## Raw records
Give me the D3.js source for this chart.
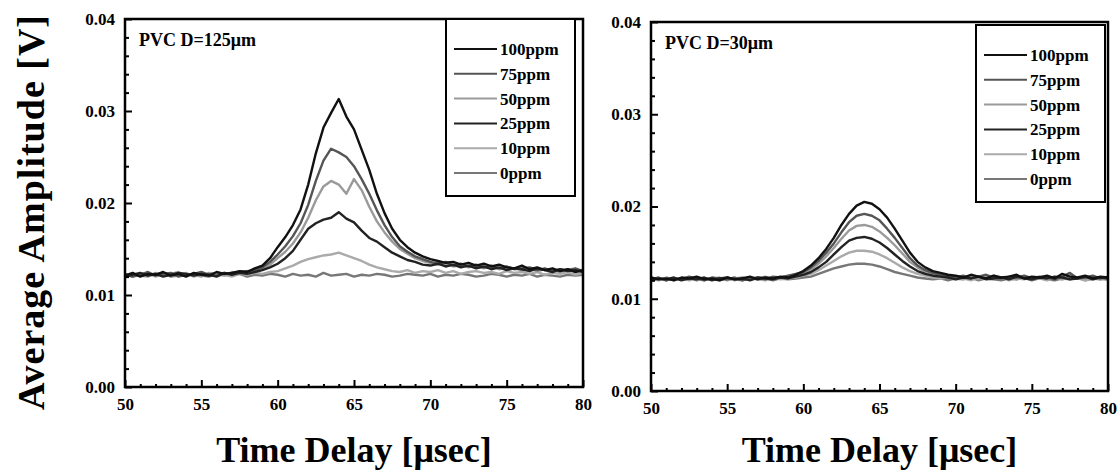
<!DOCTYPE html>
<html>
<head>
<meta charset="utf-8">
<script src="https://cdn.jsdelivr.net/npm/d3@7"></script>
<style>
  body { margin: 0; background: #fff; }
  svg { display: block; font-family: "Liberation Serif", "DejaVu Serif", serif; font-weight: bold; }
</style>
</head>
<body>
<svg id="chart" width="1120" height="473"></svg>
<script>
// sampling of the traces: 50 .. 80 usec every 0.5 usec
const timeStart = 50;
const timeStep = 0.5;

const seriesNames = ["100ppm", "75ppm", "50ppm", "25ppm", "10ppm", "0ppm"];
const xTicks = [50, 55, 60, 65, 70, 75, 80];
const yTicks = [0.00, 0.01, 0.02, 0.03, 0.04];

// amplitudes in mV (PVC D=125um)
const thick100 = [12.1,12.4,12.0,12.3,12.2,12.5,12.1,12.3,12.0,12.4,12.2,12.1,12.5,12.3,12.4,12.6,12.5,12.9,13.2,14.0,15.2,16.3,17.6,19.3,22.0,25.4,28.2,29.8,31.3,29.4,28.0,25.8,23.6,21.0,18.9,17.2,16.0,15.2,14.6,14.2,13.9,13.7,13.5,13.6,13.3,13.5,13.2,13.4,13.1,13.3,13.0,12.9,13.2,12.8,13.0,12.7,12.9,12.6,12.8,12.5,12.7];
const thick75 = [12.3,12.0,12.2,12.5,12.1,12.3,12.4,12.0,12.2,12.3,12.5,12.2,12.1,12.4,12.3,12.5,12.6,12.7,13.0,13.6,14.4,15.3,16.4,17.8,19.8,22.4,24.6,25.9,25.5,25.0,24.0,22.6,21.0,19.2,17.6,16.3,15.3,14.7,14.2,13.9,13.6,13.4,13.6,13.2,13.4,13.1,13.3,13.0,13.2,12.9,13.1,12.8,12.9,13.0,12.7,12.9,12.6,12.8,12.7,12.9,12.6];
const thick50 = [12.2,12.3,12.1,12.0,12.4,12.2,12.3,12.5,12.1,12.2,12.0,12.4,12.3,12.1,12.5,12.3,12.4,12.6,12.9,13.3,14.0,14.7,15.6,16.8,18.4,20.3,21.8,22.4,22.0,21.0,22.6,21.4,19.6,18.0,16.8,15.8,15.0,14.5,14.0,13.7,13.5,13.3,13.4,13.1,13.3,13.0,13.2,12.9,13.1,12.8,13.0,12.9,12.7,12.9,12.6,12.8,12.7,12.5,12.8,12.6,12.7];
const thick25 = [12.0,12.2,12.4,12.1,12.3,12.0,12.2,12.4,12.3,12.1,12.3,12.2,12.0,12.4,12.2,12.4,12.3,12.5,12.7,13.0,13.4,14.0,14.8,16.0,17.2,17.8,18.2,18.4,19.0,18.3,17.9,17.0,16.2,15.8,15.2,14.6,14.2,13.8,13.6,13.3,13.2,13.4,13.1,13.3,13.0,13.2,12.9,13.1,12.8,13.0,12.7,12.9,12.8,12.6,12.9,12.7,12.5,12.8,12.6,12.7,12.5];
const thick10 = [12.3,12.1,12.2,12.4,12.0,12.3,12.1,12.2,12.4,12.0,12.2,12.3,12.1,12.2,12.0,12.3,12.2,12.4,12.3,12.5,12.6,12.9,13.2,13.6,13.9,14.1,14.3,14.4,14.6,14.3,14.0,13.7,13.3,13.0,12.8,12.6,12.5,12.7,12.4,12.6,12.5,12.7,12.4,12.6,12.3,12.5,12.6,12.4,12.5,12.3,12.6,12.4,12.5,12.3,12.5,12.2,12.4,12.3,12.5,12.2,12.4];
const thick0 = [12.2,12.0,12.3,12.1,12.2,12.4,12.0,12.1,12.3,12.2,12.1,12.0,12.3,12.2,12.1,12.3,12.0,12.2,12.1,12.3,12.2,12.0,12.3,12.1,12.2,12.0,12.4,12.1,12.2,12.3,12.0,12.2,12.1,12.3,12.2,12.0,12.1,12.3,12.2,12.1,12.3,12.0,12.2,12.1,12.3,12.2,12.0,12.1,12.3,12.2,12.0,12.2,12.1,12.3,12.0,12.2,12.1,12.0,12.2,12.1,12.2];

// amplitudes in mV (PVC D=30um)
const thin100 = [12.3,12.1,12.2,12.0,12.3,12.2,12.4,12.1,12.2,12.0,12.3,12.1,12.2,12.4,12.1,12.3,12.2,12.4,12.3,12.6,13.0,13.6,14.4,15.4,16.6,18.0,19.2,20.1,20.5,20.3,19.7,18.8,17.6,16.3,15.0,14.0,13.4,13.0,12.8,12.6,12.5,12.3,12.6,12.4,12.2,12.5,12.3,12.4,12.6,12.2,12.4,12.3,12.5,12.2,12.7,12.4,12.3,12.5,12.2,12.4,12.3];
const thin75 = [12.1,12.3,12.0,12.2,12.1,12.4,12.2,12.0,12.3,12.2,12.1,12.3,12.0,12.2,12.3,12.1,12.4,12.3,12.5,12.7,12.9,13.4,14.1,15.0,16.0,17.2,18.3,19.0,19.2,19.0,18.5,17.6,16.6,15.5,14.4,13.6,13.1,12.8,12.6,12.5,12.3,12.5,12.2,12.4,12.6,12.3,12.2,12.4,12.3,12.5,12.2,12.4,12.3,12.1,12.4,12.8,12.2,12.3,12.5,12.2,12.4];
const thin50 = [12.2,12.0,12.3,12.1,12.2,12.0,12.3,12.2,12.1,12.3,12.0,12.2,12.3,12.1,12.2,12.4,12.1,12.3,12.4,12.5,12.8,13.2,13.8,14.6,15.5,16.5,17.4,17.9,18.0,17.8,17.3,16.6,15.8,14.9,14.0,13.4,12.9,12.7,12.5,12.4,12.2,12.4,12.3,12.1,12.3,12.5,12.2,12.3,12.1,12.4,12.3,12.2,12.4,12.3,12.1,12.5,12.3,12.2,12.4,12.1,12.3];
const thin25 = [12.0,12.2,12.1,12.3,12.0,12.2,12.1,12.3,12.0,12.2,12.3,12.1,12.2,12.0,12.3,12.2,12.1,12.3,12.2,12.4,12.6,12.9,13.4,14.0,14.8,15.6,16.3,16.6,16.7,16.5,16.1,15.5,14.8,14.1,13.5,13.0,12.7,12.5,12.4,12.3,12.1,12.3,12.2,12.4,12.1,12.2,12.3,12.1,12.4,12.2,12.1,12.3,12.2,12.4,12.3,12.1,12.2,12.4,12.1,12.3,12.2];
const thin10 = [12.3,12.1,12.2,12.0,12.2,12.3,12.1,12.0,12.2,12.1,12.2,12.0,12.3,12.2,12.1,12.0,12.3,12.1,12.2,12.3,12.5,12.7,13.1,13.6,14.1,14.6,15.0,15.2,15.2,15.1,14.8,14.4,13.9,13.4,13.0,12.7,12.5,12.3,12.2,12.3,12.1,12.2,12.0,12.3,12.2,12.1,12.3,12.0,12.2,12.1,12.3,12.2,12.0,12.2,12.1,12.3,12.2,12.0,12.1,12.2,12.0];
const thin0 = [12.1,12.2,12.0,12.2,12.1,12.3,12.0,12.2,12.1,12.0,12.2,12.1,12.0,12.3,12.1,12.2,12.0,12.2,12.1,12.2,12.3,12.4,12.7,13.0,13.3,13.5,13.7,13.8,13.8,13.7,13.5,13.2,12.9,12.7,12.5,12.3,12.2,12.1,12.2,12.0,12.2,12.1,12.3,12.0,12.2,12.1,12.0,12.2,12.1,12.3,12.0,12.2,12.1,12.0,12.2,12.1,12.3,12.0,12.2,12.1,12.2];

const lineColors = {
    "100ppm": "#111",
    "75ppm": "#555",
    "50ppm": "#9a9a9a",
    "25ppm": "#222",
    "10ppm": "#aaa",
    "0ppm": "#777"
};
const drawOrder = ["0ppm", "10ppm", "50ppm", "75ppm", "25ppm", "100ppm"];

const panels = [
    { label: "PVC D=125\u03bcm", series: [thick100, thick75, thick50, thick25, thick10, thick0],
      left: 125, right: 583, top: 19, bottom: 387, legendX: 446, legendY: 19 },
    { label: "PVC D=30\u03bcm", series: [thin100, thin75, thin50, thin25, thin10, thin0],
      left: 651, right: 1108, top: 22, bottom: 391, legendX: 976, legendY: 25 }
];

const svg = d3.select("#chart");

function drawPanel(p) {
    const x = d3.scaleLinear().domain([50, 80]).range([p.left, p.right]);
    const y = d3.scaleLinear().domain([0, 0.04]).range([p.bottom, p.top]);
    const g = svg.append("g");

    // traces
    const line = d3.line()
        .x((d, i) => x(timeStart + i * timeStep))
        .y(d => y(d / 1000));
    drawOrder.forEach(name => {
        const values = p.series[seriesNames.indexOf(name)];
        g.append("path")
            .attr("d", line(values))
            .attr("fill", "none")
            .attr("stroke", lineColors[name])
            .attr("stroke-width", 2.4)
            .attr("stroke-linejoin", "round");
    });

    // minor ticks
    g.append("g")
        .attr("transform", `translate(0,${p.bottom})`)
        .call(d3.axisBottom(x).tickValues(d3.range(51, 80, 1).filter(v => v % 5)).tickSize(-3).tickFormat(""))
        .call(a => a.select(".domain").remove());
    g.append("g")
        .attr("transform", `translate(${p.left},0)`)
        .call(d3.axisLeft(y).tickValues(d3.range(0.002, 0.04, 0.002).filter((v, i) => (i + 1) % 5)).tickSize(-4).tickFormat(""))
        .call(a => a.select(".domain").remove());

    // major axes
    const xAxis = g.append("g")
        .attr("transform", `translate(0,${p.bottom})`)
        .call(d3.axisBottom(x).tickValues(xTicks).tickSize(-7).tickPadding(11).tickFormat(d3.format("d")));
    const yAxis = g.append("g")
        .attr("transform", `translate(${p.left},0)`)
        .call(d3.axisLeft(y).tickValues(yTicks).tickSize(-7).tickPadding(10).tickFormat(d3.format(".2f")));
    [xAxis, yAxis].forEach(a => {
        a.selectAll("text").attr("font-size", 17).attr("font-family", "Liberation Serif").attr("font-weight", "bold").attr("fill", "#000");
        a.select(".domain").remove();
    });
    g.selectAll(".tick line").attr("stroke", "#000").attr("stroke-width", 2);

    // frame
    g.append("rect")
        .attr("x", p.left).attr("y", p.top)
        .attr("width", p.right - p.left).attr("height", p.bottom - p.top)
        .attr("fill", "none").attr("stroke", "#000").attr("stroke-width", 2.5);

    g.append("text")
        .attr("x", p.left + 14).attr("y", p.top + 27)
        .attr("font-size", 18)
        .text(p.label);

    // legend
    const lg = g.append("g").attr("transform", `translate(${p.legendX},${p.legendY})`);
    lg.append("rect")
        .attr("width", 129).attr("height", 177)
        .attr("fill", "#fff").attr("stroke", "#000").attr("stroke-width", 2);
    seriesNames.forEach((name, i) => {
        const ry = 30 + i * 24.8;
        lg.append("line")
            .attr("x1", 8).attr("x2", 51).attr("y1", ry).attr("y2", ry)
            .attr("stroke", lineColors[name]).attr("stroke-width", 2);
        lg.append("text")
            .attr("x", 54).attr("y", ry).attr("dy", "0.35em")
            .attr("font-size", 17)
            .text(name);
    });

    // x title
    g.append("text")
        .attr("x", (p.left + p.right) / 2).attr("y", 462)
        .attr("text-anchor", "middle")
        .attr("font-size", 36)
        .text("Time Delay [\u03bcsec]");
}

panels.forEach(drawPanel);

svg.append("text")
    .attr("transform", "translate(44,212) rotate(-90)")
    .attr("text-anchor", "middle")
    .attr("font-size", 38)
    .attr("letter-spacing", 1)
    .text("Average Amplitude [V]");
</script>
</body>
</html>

...

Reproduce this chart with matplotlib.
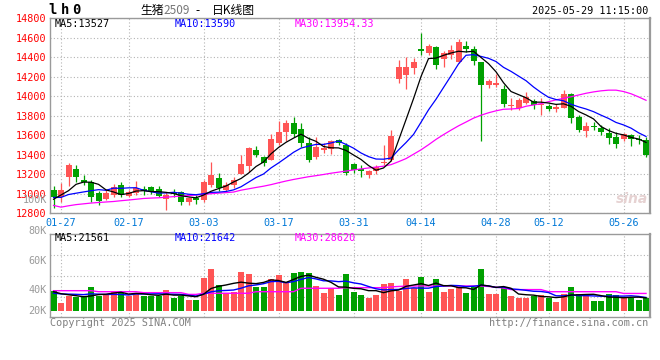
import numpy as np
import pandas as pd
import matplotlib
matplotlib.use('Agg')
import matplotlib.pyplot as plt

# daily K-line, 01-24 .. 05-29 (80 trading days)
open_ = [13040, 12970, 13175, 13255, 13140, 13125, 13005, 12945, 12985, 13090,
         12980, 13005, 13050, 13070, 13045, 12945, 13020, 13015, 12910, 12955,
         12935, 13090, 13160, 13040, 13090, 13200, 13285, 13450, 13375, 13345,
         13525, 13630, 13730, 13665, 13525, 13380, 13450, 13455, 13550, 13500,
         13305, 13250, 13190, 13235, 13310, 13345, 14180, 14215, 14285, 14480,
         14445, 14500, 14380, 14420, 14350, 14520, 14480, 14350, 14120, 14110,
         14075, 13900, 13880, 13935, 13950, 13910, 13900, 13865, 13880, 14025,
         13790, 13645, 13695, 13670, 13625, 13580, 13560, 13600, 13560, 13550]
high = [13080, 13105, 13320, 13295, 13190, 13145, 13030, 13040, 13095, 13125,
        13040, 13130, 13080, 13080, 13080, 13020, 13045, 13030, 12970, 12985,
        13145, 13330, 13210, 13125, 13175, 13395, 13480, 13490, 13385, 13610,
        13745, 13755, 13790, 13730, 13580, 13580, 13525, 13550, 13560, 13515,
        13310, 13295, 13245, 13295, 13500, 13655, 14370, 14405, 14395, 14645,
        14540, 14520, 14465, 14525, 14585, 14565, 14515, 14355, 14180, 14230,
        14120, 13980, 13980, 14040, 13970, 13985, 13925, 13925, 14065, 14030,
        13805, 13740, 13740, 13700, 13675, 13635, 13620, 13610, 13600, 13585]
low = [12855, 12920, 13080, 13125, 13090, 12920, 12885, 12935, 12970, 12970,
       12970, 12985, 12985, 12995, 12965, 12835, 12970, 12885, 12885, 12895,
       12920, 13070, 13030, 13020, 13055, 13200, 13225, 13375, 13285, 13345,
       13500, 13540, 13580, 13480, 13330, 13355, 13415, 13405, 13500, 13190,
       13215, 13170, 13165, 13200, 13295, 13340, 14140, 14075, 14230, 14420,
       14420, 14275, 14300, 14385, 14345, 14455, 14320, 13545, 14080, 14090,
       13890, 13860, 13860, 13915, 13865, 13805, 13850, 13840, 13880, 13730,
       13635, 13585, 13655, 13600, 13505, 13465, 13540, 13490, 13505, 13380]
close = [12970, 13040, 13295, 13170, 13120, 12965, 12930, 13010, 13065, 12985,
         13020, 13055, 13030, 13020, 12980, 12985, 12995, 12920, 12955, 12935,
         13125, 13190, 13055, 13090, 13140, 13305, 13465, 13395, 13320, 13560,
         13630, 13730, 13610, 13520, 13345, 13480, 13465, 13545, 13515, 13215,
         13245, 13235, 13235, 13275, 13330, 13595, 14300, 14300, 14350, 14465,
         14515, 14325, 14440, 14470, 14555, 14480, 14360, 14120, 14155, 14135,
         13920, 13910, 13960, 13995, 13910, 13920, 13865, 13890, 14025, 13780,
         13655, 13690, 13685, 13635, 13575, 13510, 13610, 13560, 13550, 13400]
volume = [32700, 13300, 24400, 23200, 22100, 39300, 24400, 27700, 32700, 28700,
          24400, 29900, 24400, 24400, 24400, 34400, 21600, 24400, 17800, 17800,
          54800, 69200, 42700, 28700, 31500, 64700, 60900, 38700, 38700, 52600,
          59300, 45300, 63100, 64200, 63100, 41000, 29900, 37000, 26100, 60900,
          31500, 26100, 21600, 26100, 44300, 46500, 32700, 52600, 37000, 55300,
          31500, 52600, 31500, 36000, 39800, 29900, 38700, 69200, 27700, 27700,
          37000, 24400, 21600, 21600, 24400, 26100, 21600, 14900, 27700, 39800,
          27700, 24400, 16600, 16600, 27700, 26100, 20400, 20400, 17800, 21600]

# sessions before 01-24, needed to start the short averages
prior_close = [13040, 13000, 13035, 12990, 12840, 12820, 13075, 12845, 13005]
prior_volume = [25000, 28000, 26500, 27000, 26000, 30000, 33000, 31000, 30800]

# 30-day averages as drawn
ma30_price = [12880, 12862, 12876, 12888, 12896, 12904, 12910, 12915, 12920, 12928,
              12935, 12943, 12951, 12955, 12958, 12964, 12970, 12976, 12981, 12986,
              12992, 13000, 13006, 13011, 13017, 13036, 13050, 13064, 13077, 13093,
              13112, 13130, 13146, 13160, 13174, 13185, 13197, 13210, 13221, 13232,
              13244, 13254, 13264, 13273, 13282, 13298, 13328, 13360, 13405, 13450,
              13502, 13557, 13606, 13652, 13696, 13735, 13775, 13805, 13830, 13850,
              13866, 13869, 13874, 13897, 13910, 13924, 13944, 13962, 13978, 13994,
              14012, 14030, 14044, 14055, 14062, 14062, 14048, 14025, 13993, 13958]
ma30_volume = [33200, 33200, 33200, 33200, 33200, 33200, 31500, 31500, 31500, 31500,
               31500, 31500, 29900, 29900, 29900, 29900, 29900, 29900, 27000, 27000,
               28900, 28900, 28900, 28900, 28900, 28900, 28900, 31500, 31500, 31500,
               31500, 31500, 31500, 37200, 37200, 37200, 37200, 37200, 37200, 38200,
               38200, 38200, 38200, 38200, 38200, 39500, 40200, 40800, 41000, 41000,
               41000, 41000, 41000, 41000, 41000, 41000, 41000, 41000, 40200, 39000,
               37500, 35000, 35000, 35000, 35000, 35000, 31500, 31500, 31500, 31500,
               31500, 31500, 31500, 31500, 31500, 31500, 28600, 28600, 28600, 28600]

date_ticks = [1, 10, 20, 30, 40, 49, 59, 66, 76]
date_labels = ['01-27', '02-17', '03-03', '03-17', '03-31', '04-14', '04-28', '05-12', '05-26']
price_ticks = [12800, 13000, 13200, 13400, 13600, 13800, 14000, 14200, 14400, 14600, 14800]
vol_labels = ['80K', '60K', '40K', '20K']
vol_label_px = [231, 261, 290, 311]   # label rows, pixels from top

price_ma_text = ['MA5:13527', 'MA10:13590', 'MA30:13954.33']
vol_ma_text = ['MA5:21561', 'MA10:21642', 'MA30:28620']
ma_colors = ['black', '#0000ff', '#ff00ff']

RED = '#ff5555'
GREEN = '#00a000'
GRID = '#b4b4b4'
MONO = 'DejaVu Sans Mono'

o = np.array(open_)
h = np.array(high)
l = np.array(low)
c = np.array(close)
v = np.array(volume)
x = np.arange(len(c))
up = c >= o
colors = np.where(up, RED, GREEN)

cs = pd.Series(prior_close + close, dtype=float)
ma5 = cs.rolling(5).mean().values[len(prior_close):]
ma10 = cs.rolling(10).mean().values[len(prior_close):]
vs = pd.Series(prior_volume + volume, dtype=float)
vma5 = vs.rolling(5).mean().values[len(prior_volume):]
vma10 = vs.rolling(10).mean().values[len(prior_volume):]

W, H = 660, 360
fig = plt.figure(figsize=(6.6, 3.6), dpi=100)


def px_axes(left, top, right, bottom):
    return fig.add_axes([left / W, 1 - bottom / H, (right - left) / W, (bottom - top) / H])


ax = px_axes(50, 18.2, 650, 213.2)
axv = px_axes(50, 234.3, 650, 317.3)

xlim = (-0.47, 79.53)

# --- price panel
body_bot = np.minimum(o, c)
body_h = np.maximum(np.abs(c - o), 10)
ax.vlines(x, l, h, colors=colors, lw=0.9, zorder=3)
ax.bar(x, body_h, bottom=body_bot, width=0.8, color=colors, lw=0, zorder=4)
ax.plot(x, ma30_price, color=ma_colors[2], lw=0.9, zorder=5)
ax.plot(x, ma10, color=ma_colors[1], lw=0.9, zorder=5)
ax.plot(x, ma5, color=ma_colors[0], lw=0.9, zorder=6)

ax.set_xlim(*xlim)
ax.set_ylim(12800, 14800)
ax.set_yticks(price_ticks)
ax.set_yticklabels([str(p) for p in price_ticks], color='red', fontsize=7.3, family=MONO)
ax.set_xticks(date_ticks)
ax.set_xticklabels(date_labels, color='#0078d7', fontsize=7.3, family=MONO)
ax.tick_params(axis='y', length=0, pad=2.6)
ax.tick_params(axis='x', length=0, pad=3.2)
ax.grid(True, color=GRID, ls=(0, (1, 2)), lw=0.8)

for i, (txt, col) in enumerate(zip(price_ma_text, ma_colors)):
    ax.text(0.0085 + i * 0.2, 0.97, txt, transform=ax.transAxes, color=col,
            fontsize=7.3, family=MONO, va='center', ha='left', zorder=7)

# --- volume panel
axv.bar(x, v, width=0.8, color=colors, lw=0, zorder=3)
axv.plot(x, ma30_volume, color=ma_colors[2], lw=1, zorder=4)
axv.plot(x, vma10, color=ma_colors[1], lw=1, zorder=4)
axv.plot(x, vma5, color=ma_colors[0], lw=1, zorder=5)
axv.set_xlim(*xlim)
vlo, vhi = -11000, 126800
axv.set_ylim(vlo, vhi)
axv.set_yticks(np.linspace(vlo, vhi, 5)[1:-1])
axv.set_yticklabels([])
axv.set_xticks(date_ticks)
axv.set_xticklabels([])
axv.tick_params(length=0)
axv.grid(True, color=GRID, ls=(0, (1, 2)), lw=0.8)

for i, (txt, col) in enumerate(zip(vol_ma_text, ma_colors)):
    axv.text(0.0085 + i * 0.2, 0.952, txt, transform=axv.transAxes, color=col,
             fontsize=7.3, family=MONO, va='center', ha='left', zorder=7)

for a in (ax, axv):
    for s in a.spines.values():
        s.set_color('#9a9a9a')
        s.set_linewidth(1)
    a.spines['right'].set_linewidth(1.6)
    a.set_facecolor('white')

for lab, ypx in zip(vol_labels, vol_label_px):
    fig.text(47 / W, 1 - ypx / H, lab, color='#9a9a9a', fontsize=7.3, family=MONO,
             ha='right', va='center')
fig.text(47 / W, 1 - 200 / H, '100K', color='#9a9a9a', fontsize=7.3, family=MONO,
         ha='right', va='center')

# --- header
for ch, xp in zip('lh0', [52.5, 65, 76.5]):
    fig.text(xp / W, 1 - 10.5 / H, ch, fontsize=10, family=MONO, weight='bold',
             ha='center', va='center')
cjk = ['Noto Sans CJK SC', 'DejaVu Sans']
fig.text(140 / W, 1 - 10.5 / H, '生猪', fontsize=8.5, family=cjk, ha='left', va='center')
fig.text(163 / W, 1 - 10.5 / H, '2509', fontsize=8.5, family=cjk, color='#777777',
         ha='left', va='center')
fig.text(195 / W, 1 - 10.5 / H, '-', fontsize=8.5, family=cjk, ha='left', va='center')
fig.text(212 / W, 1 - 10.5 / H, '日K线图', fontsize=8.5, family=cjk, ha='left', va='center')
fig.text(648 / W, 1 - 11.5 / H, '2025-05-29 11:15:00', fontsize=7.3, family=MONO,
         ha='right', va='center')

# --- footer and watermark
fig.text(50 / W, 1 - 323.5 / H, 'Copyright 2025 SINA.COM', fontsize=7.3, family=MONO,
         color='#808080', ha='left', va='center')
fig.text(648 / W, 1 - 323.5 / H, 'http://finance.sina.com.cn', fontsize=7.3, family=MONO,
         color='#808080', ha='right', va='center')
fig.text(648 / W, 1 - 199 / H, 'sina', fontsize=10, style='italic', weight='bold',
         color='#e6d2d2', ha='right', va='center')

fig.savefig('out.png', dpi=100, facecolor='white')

## TASK PROMPT
Above are some entries; copy exactly the lines from the line with "Give me the D3.js source for this chart." through the line with "const yTicks = [0.00, 0.01, 0.02, 0.03, 0.04];", both included, but none of the pictures.

## TASK SOLUTION
Give me the D3.js source for this chart.
<!DOCTYPE html>
<html>
<head>
<meta charset="utf-8">
<script src="https://cdn.jsdelivr.net/npm/d3@7"></script>
<style>
  body { margin: 0; background: #fff; }
  svg { display: block; font-family: "Liberation Serif", "DejaVu Serif", serif; font-weight: bold; }
</style>
</head>
<body>
<svg id="chart" width="1120" height="473"></svg>
<script>
// sampling of the traces: 50 .. 80 usec every 0.5 usec
const timeStart = 50;
const timeStep = 0.5;

const seriesNames = ["100ppm", "75ppm", "50ppm", "25ppm", "10ppm", "0ppm"];
const xTicks = [50, 55, 60, 65, 70, 75, 80];
const yTicks = [0.00, 0.01, 0.02, 0.03, 0.04];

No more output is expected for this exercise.